Goddess, I miss him so much. I wonder if it will ever stop hurting like hell. I'd give my eyes to be able to hear his voice. So often do I find myself needing the council of someone who understands me as he did. If it weren't for having holierthancow here, my other best friend, I think I'd be half as sane as I am with how much Daniel's passing weighs on me. God, I loved him so. I almost can't wait to die just so I can find him wherever his soul is then give him a great big hug and a firm kick in the ass.

Fuck...the birds are starting to chirp. Friday is here and I've wasted pretty much the whole week. I did make progress on the new web page and got a little writing done, but not nearly as much as I should have. I keep getting so preoccupied with other shit. If I'd just tune out the world I'd get so much done, but lately I'm so hungry for human contact. Some affection and affirmation. Desperate, even.
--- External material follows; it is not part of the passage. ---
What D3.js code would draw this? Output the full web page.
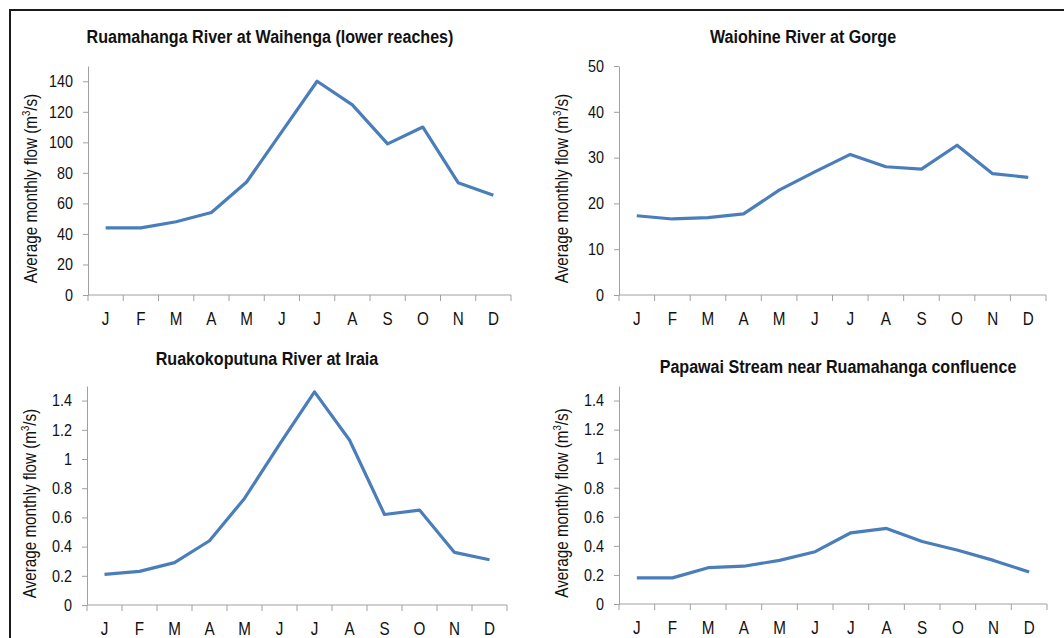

It's twisted...half of me is really happy and content and wants for nothing...but the other half of me pines for something that I've not been able to find neither high nor low. It's not negating my ability to function and be generally happy, but it's a distracting itch that keeps me from concentrating too hard on my long term aspirations. It makes sense really...since a key part of my long term aspirations involve an expanded family, my inability to find someone to even date is somewhat troublesome. You have to take a step before walking the mile...and that first step is proving the hardest to take.